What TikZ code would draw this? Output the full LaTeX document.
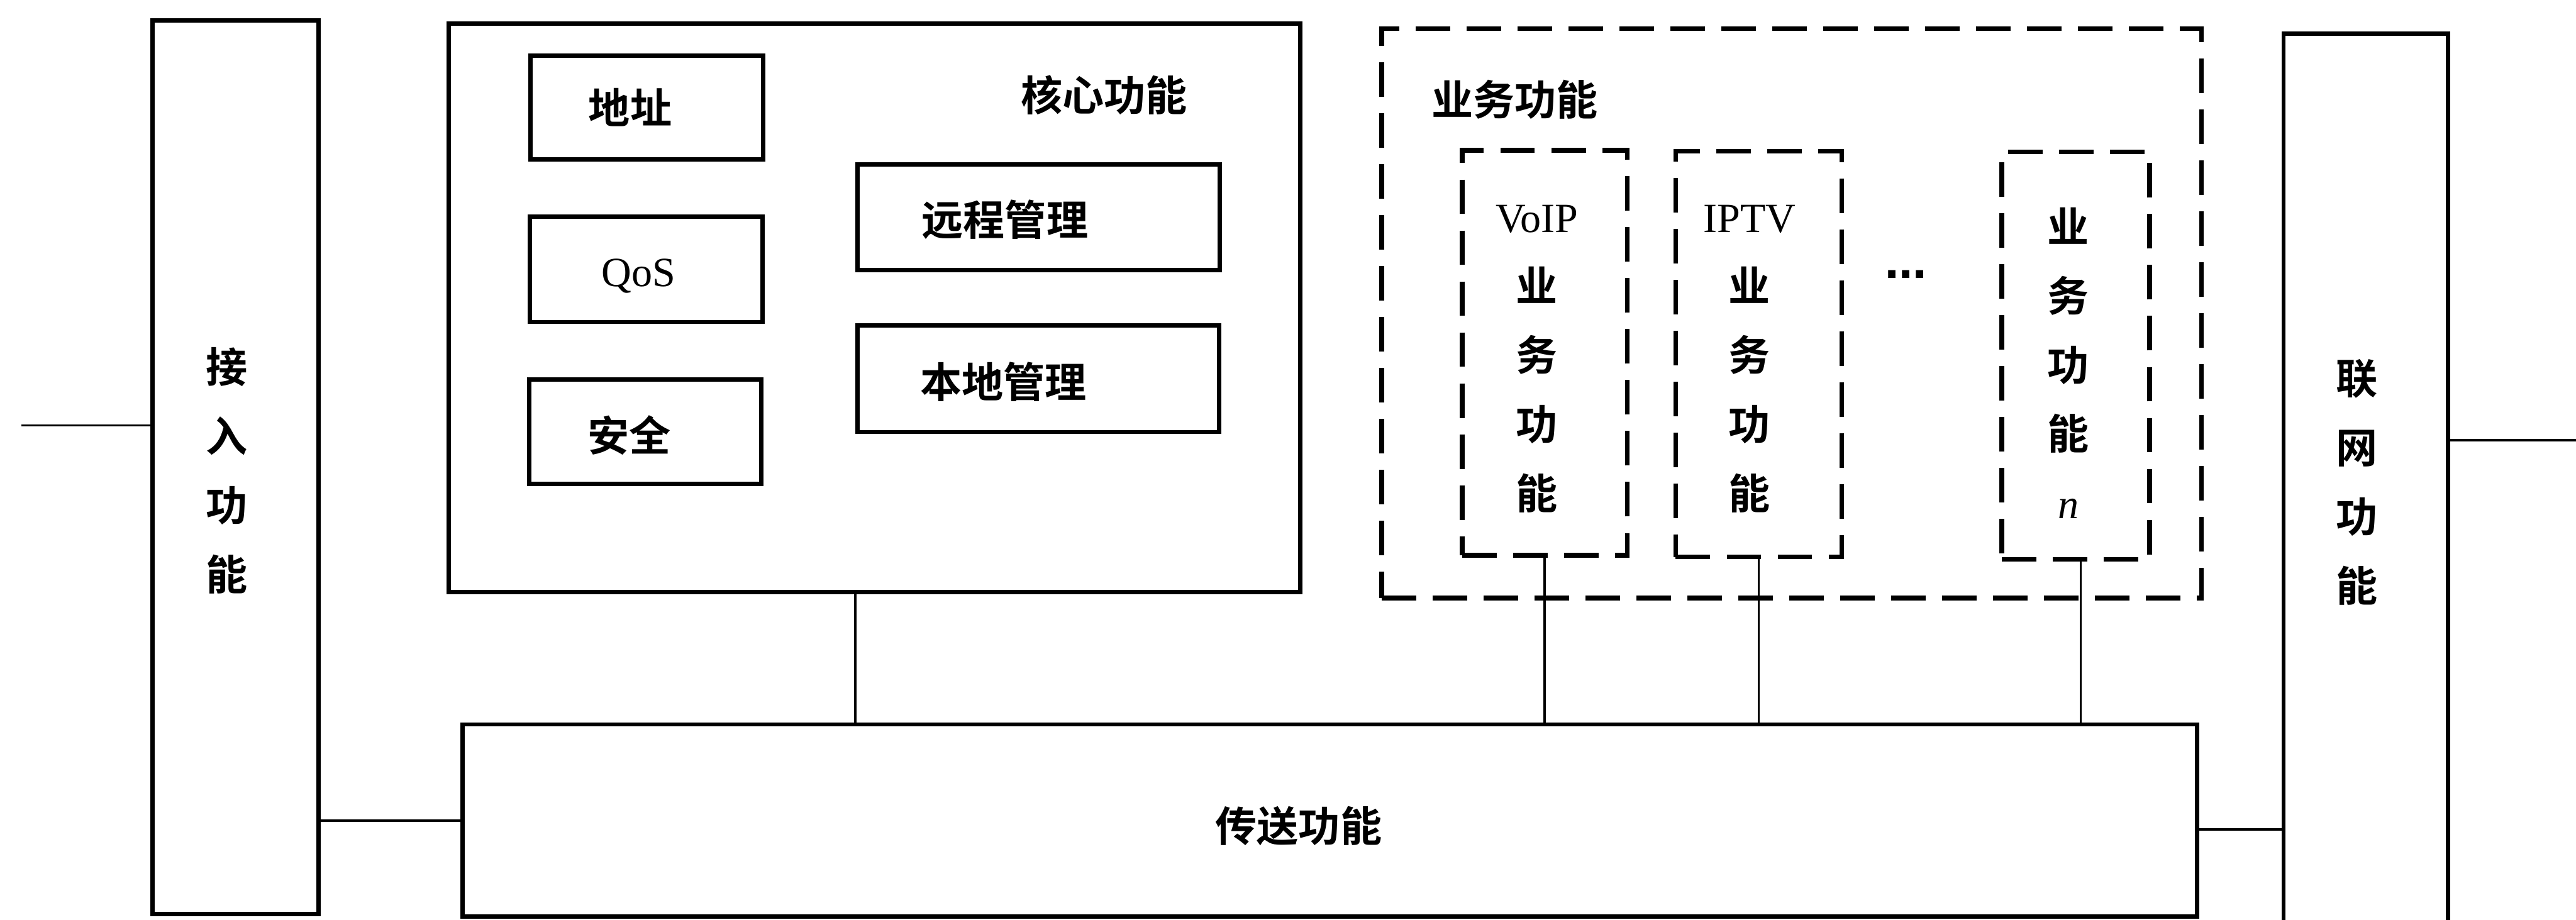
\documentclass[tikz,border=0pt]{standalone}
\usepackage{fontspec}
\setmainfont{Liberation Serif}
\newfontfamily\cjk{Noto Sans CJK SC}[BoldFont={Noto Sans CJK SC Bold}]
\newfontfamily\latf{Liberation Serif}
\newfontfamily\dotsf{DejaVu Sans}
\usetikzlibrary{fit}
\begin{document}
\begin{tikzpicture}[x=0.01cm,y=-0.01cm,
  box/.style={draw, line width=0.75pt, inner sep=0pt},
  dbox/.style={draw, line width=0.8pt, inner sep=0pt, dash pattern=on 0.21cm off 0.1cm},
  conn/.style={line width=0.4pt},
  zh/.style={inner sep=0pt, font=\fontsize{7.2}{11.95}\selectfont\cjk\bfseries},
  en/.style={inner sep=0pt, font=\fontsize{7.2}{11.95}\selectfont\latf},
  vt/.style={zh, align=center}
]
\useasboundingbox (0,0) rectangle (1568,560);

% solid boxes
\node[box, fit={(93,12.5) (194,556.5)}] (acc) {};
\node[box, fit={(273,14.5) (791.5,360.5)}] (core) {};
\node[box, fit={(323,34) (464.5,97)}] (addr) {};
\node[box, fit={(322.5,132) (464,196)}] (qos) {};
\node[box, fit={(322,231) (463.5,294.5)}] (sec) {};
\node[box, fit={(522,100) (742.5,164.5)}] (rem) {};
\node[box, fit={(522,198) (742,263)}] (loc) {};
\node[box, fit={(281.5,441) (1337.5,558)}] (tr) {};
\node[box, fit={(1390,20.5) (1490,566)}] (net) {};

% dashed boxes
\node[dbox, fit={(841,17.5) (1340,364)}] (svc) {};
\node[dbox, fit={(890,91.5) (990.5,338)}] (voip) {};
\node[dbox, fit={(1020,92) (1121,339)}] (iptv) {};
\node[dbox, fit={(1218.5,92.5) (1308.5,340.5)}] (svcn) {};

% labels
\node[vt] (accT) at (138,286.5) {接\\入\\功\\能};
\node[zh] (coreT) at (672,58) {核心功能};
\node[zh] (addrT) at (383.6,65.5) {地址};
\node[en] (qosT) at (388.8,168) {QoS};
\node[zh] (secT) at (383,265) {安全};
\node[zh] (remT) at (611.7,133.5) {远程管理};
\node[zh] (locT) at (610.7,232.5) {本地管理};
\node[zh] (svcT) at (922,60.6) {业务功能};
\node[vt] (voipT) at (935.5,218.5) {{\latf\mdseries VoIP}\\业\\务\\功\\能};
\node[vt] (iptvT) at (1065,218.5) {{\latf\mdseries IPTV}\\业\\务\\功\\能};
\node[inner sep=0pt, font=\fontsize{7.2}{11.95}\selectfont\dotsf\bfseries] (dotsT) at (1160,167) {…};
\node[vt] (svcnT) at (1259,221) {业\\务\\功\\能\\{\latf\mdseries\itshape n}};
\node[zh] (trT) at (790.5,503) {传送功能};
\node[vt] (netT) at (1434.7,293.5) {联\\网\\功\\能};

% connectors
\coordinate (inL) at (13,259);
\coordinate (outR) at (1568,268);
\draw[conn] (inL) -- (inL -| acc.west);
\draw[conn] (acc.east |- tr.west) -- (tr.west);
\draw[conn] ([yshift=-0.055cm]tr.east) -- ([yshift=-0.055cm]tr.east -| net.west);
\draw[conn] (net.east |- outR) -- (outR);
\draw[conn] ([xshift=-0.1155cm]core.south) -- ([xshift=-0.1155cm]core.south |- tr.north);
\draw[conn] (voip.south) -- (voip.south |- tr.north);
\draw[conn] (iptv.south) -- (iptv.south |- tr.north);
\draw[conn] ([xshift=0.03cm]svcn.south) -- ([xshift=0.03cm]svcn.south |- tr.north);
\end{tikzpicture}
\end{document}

====

### PROBLEM:
Repeat the lines above exactly, and keep every picture out.

### SOLUTION FOR THIS PROBLEM:
What TikZ code would draw this? Output the full LaTeX document.
\documentclass[tikz,border=0pt]{standalone}
\usepackage{fontspec}
\setmainfont{Liberation Serif}
\newfontfamily\cjk{Noto Sans CJK SC}[BoldFont={Noto Sans CJK SC Bold}]
\newfontfamily\latf{Liberation Serif}
\newfontfamily\dotsf{DejaVu Sans}
\usetikzlibrary{fit}
\begin{document}
\begin{tikzpicture}[x=0.01cm,y=-0.01cm,
  box/.style={draw, line width=0.75pt, inner sep=0pt},
  dbox/.style={draw, line width=0.8pt, inner sep=0pt, dash pattern=on 0.21cm off 0.1cm},
  conn/.style={line width=0.4pt},
  zh/.style={inner sep=0pt, font=\fontsize{7.2}{11.95}\selectfont\cjk\bfseries},
  en/.style={inner sep=0pt, font=\fontsize{7.2}{11.95}\selectfont\latf},
  vt/.style={zh, align=center}
]
\useasboundingbox (0,0) rectangle (1568,560);

% solid boxes
\node[box, fit={(93,12.5) (194,556.5)}] (acc) {};
\node[box, fit={(273,14.5) (791.5,360.5)}] (core) {};
\node[box, fit={(323,34) (464.5,97)}] (addr) {};
\node[box, fit={(322.5,132) (464,196)}] (qos) {};
\node[box, fit={(322,231) (463.5,294.5)}] (sec) {};
\node[box, fit={(522,100) (742.5,164.5)}] (rem) {};
\node[box, fit={(522,198) (742,263)}] (loc) {};
\node[box, fit={(281.5,441) (1337.5,558)}] (tr) {};
\node[box, fit={(1390,20.5) (1490,566)}] (net) {};

% dashed boxes
\node[dbox, fit={(841,17.5) (1340,364)}] (svc) {};
\node[dbox, fit={(890,91.5) (990.5,338)}] (voip) {};
\node[dbox, fit={(1020,92) (1121,339)}] (iptv) {};
\node[dbox, fit={(1218.5,92.5) (1308.5,340.5)}] (svcn) {};

% labels
\node[vt] (accT) at (138,286.5) {接\\入\\功\\能};
\node[zh] (coreT) at (672,58) {核心功能};
\node[zh] (addrT) at (383.6,65.5) {地址};
\node[en] (qosT) at (388.8,168) {QoS};
\node[zh] (secT) at (383,265) {安全};
\node[zh] (remT) at (611.7,133.5) {远程管理};
\node[zh] (locT) at (610.7,232.5) {本地管理};
\node[zh] (svcT) at (922,60.6) {业务功能};
\node[vt] (voipT) at (935.5,218.5) {{\latf\mdseries VoIP}\\业\\务\\功\\能};
\node[vt] (iptvT) at (1065,218.5) {{\latf\mdseries IPTV}\\业\\务\\功\\能};
\node[inner sep=0pt, font=\fontsize{7.2}{11.95}\selectfont\dotsf\bfseries] (dotsT) at (1160,167) {…};
\node[vt] (svcnT) at (1259,221) {业\\务\\功\\能\\{\latf\mdseries\itshape n}};
\node[zh] (trT) at (790.5,503) {传送功能};
\node[vt] (netT) at (1434.7,293.5) {联\\网\\功\\能};

% connectors
\coordinate (inL) at (13,259);
\coordinate (outR) at (1568,268);
\draw[conn] (inL) -- (inL -| acc.west);
\draw[conn] (acc.east |- tr.west) -- (tr.west);
\draw[conn] ([yshift=-0.055cm]tr.east) -- ([yshift=-0.055cm]tr.east -| net.west);
\draw[conn] (net.east |- outR) -- (outR);
\draw[conn] ([xshift=-0.1155cm]core.south) -- ([xshift=-0.1155cm]core.south |- tr.north);
\draw[conn] (voip.south) -- (voip.south |- tr.north);
\draw[conn] (iptv.south) -- (iptv.south |- tr.north);
\draw[conn] ([xshift=0.03cm]svcn.south) -- ([xshift=0.03cm]svcn.south |- tr.north);
\end{tikzpicture}
\end{document}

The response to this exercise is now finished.